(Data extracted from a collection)
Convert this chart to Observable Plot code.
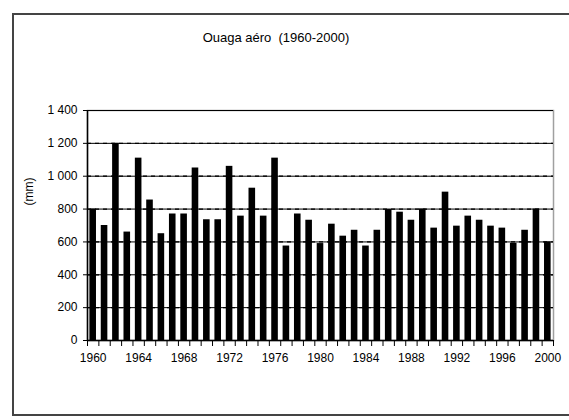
<!DOCTYPE html>
<html>
<head>
<meta charset="utf-8">
<script src="https://cdn.jsdelivr.net/npm/d3@7"></script>
<script src="https://cdn.jsdelivr.net/npm/@observablehq/plot@0.6"></script>
<style>
  html, body { margin: 0; padding: 0; background: #fff; }
  #wrap { position: relative; width: 569px; height: 420px; overflow: hidden; font-family: "Liberation Sans", Arial, sans-serif; }
  #border { position: absolute; left: 12px; top: 13px; width: 600px; height: 403px; border: 2px solid #444; box-sizing: border-box; }
  #title { position: absolute; top: 30px; left: 0; width: 552px; text-align: center; font-size: 13px; color: #000; white-space: pre; }
  #chart { position: absolute; left: 0; top: 0; }
  #chart svg .grid line { stroke-dasharray: 4 4; }
</style>
</head>
<body>
<div id="wrap">
  <div id="border"></div>
  <div id="title">Ouaga aéro  (1960-2000)</div>
  <div id="chart"></div>
</div>
<script>
const years = [1960,1961,1962,1963,1964,1965,1966,1967,1968,1969,
               1970,1971,1972,1973,1974,1975,1976,1977,1978,1979,
               1980,1981,1982,1983,1984,1985,1986,1987,1988,1989,
               1990,1991,1992,1993,1994,1995,1996,1997,1998,1999,2000];
const rainfall = [800,700,1200,660,1110,855,650,770,770,1050,
                  735,735,1060,757,927,757,1110,575,770,732,
                  590,708,635,671,575,671,797,781,732,800,
                  684,903,696,757,732,696,684,592,671,800,600];
const yTicks = [0,200,400,600,800,1000,1200,1400];
const gridLevels = [200,400,600,800,1000,1200];
const xLabelYears = [1960,1964,1968,1972,1976,1980,1984,1988,1992,1996,2000];
const yDomain = [0,1400];
const xDomain = [1959.5, 2000.5];
const boundaries = d3.range(years.length + 1).map(i => years[0] - 0.5 + i);

const data = years.map((y, i) => ({year: y, value: rainfall[i]}));
const fmt = d3.formatLocale({decimal: ",", thousands: " ", grouping: [3], currency: ["", ""]}).format(",d");
const half = 0.29;

const plot = Plot.plot({
  width: 569,
  height: 420,
  marginLeft: 87,
  marginRight: 16,
  marginTop: 110,
  marginBottom: 80,
  style: {fontFamily: "'Liberation Sans', Arial, sans-serif", fontSize: "12px", background: "transparent", overflow: "visible", color: "#000"},
  x: {domain: xDomain, axis: null},
  y: {domain: yDomain, axis: null},
  marks: [
    Plot.frame({stroke: "#a0a0a0", strokeWidth: 1.5}),
    Plot.ruleY(gridLevels, {stroke: "#000", strokeDasharray: "4 4", strokeWidth: 1.2, className: "grid"}),
    Plot.rectY(data, {x1: d => d.year - half, x2: d => d.year + half, y: "value", fill: "#000"}),
    Plot.ruleY([yDomain[0]], {stroke: "#000", strokeWidth: 1.5}),
    Plot.ruleX([xDomain[0]], {stroke: "#000", strokeWidth: 1.5}),
    Plot.axisY({ticks: yTicks, tickSize: 4, tickPadding: 6, tickFormat: fmt, label: null, fontSize: 12}),
    Plot.tickY(yTicks, {y: d => d, frameAnchor: "left"}),
    Plot.axisX({ticks: boundaries, tickSize: 6, tickFormat: () => "", label: null}),
    Plot.axisX({ticks: xLabelYears, tickSize: 0, tickPadding: 13, tickFormat: d => String(d), label: null, fontSize: 12}),
    Plot.text(["(mm)"], {frameAnchor: "left", rotate: -90, dx: -58, dy: -20, fontSize: 12, fill: "#000"})
  ]
});
document.getElementById("chart").appendChild(plot);
</script>
</body>
</html>
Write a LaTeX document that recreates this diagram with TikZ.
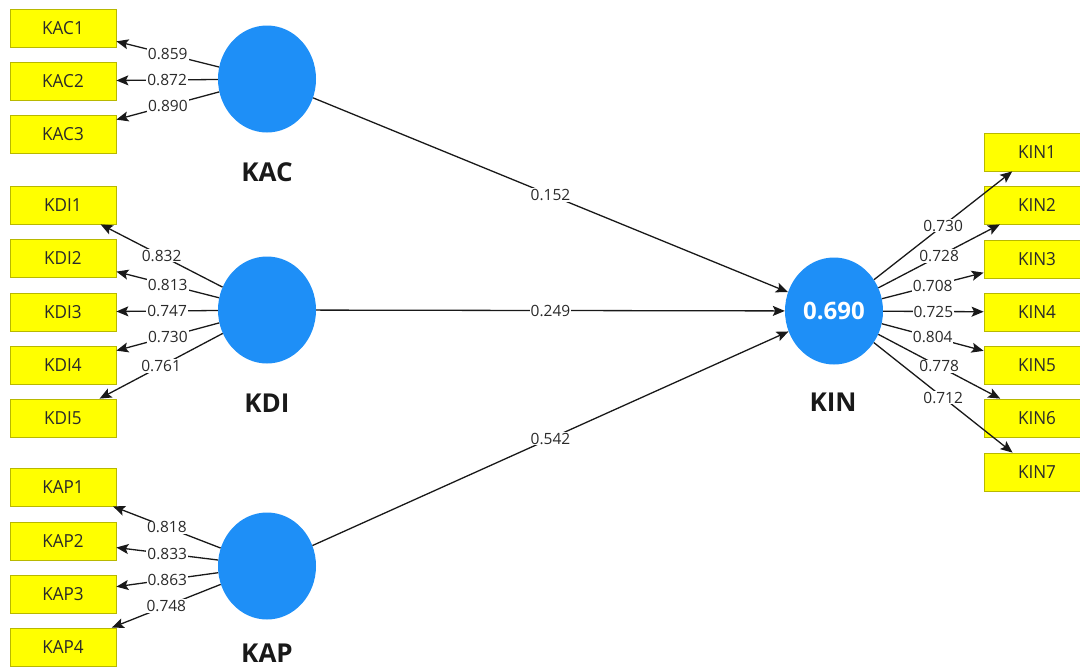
\documentclass[tikz,border=0pt]{standalone}
\usepackage{fontspec}
\setmainfont{Open Sans}
\newfontfamily\boxfont[FakeStretch=0.95]{Open Sans}
\usetikzlibrary{shapes.geometric,arrows.meta}
\definecolor{lvblue}{HTML}{1E8FF7}
\definecolor{boxyellow}{HTML}{FFFF00}
\definecolor{boxedge}{HTML}{B8B800}
\definecolor{txt}{HTML}{2A2A2A}
\begin{document}
\begin{tikzpicture}[x=1pt,y=-1pt,
  ind/.style={draw=boxedge, fill=boxyellow, line width=0.8pt, minimum width=106pt, minimum height=38pt, inner sep=0pt, font=\boxfont\fontsize{18}{20}\selectfont, text=txt},
  lv/.style={ellipse, fill=lvblue, minimum width=98pt, minimum height=107pt, inner sep=0pt},
  lvname/.style={font=\bfseries\fontsize{26}{28}\selectfont, text=black!90},
  lnk/.style={line width=1.3pt, draw=black!90, -{Stealth[length=12pt,width=10pt,inset=2.5pt]}},
  val/.style={midway, fill=white, inner sep=1pt, font=\fontsize{15.5}{17}\selectfont, text=txt}
]
\fill[white] (0,0) rectangle (1080,670);
\useasboundingbox (0,0) rectangle (1080,670);

% latent variables
\node[lv] (kac) at (267,79) {};
\node[lv] (kdi) at (267,310) {};
\node[lv] (kap) at (267,566) {};
\node[lv, text=white, font=\bfseries\fontsize{24}{26}\selectfont] (kin) at (834,311) {0.690};

\node[lvname] (kacl) at (267,172) {KAC};
\node[lvname] (kdil) at (267,403) {KDI};
\node[lvname] (kapl) at (267,653) {KAP};
\node[lvname] (kinl) at (833,402) {KIN};

% indicators
\node[ind] (kac1) at (63,28) {KAC1};
\node[ind] (kac2) at (63,81) {KAC2};
\node[ind] (kac3) at (63,134) {KAC3};

\node[ind] (kdi1) at (63,205) {KDI1};
\node[ind] (kdi2) at (63,258) {KDI2};
\node[ind] (kdi3) at (63,312) {KDI3};
\node[ind] (kdi4) at (63,365) {KDI4};
\node[ind] (kdi5) at (63,418) {KDI5};

\node[ind] (kap1) at (63,487) {KAP1};
\node[ind] (kap2) at (63,541) {KAP2};
\node[ind] (kap3) at (63,594) {KAP3};
\node[ind] (kap4) at (63,647) {KAP4};

\node[ind] (kin1) at (1037,152) {KIN1};
\node[ind] (kin2) at (1037,205) {KIN2};
\node[ind] (kin3) at (1037,259) {KIN3};
\node[ind] (kin4) at (1037,312) {KIN4};
\node[ind] (kin5) at (1037,365) {KIN5};
\node[ind] (kin6) at (1037,418) {KIN6};
\node[ind] (kin7) at (1037,472) {KIN7};

% loadings
\draw[lnk] (kac) -- node[val]{0.859} (kac1);
\draw[lnk] (kac) -- node[val]{0.872} (kac2);
\draw[lnk] (kac) -- node[val]{0.890} (kac3);

\draw[lnk] (kdi) -- node[val]{0.832} (kdi1);
\draw[lnk] (kdi) -- node[val]{0.813} (kdi2);
\draw[lnk] (kdi) -- node[val]{0.747} (kdi3);
\draw[lnk] (kdi) -- node[val]{0.730} (kdi4);
\draw[lnk] (kdi) -- node[val]{0.761} (kdi5);

\draw[lnk] (kap) -- node[val]{0.818} (kap1);
\draw[lnk] (kap) -- node[val]{0.833} (kap2);
\draw[lnk] (kap) -- node[val]{0.863} (kap3);
\draw[lnk] (kap) -- node[val]{0.748} (kap4);

\draw[lnk] (kin) -- node[val]{0.730} (kin1);
\draw[lnk] (kin) -- node[val]{0.728} (kin2);
\draw[lnk] (kin) -- node[val]{0.708} (kin3);
\draw[lnk] (kin) -- node[val]{0.725} (kin4);
\draw[lnk] (kin) -- node[val]{0.804} (kin5);
\draw[lnk] (kin) -- node[val]{0.778} (kin6);
\draw[lnk] (kin) -- node[val]{0.712} (kin7);

% paths
\draw[lnk] (kac) -- node[val]{0.152} (kin);
\draw[lnk] (kdi) -- node[val]{0.249} (kin);
\draw[lnk] (kap) -- node[val]{0.542} (kin);
\end{tikzpicture}
\end{document}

Short exercise:
Among the records above, locate the line containing "Write a LaTeX" and the line containing "(kin7) at (1037,472)", then transcribe exactly the lines starting at the first and ending at the second, with no pictures.

Solution for this task:
Write a LaTeX document that recreates this diagram with TikZ.
\documentclass[tikz,border=0pt]{standalone}
\usepackage{fontspec}
\setmainfont{Open Sans}
\newfontfamily\boxfont[FakeStretch=0.95]{Open Sans}
\usetikzlibrary{shapes.geometric,arrows.meta}
\definecolor{lvblue}{HTML}{1E8FF7}
\definecolor{boxyellow}{HTML}{FFFF00}
\definecolor{boxedge}{HTML}{B8B800}
\definecolor{txt}{HTML}{2A2A2A}
\begin{document}
\begin{tikzpicture}[x=1pt,y=-1pt,
  ind/.style={draw=boxedge, fill=boxyellow, line width=0.8pt, minimum width=106pt, minimum height=38pt, inner sep=0pt, font=\boxfont\fontsize{18}{20}\selectfont, text=txt},
  lv/.style={ellipse, fill=lvblue, minimum width=98pt, minimum height=107pt, inner sep=0pt},
  lvname/.style={font=\bfseries\fontsize{26}{28}\selectfont, text=black!90},
  lnk/.style={line width=1.3pt, draw=black!90, -{Stealth[length=12pt,width=10pt,inset=2.5pt]}},
  val/.style={midway, fill=white, inner sep=1pt, font=\fontsize{15.5}{17}\selectfont, text=txt}
]
\fill[white] (0,0) rectangle (1080,670);
\useasboundingbox (0,0) rectangle (1080,670);

% latent variables
\node[lv] (kac) at (267,79) {};
\node[lv] (kdi) at (267,310) {};
\node[lv] (kap) at (267,566) {};
\node[lv, text=white, font=\bfseries\fontsize{24}{26}\selectfont] (kin) at (834,311) {0.690};

\node[lvname] (kacl) at (267,172) {KAC};
\node[lvname] (kdil) at (267,403) {KDI};
\node[lvname] (kapl) at (267,653) {KAP};
\node[lvname] (kinl) at (833,402) {KIN};

% indicators
\node[ind] (kac1) at (63,28) {KAC1};
\node[ind] (kac2) at (63,81) {KAC2};
\node[ind] (kac3) at (63,134) {KAC3};

\node[ind] (kdi1) at (63,205) {KDI1};
\node[ind] (kdi2) at (63,258) {KDI2};
\node[ind] (kdi3) at (63,312) {KDI3};
\node[ind] (kdi4) at (63,365) {KDI4};
\node[ind] (kdi5) at (63,418) {KDI5};

\node[ind] (kap1) at (63,487) {KAP1};
\node[ind] (kap2) at (63,541) {KAP2};
\node[ind] (kap3) at (63,594) {KAP3};
\node[ind] (kap4) at (63,647) {KAP4};

\node[ind] (kin1) at (1037,152) {KIN1};
\node[ind] (kin2) at (1037,205) {KIN2};
\node[ind] (kin3) at (1037,259) {KIN3};
\node[ind] (kin4) at (1037,312) {KIN4};
\node[ind] (kin5) at (1037,365) {KIN5};
\node[ind] (kin6) at (1037,418) {KIN6};
\node[ind] (kin7) at (1037,472) {KIN7};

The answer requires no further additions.